Total distance traveled by a particle A particle moves according to the equation of motion, 
$$s(t)=t^2-2t+3$$ 
where $s(t)$ is measured in feet and t is measured in seconds. Find the total traveled distance in the first $3$ seconds.
 A: The total traveled distance between $t=0$ and $t=3$ is the length of the image of $s_{|_{[0,3]}}$, which is
$$
L=\int_0^3|s'(t)|dt=\int_0^3|2t-2|dt=\int_0^12-2tdt+\int_1^32t-2dt=5.
$$
Edit: If you don't know the arc length formula another approach to calculate the traveled distance of a particle satisfying a law of motion $s(t)$ between $t=a$ and $t=b$ would be to calculate the critical points in $(a,b)$, say $t_1<\cdots<t_k$, and then calculate the traveled distance as $|s(t_1)-s(a)|+|s(t_2)-s(t_0)|+\dots+|s(b)-s(t_k)|$. For your specific example there is only the critical point $t=1$, so $L=|s(1)-s(0)|+|s(3)-s(1)|=1+4.$ 
A: The key idea here is that you need to know if and when the particle changes direction of motion. Therefore differentiate the displacement to obtain the velocity and set this to zero.
It is readily seen that the velocity is zero when $t=1$.
The initial position at $t=0$ is $s=3$. At $t=1, s=2$. Distance travelled so far is $1$.
At $t=3, s=6$, so further distance travelled is $6-2=4$.

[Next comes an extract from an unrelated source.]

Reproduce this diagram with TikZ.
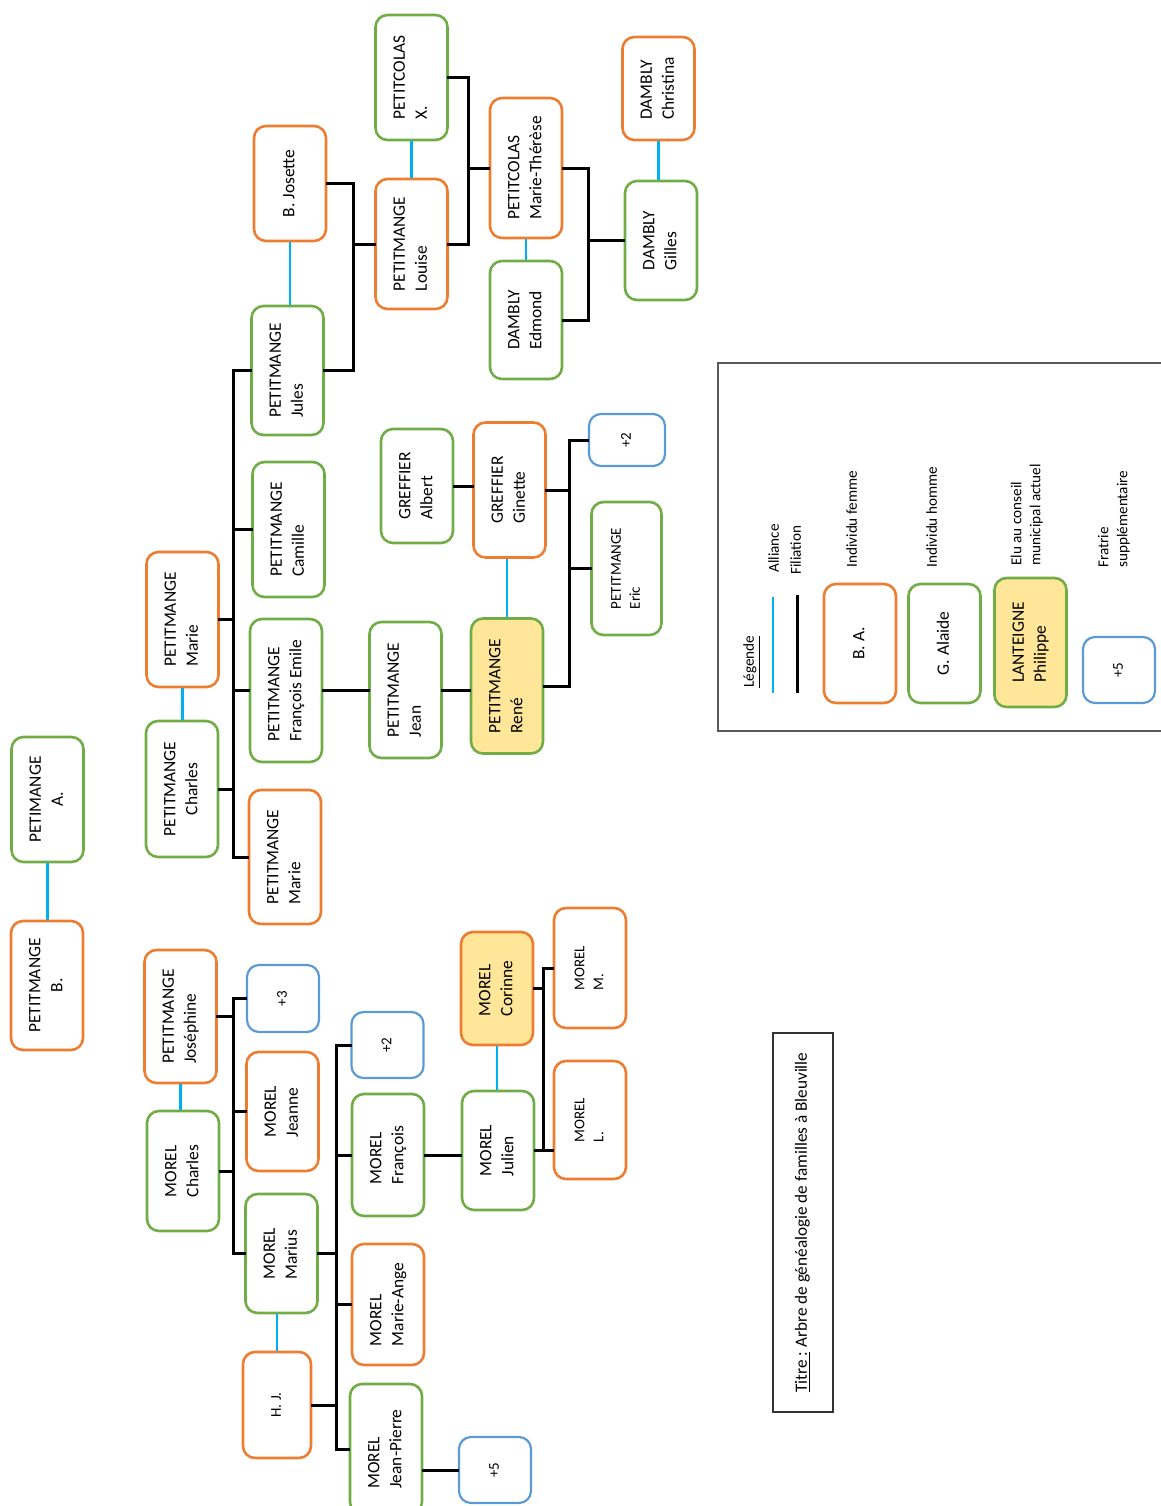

Therefore total distance is $5$.
A: Another method (avoiding the use of derivatives and integrals) is the following: Let's plot the graph for $s(t)$:

From the above we can see that the particle changes direction at $t=1$. This is the point where the minimum value of the above parabola (i.e. of the diplacement from the origin) appears: $s(1)=2$. So, for the total distance:
$$
|s(1)-s(0)|+|s(3)-s(1)|=|2-3|+|6-2|=1+4=5
$$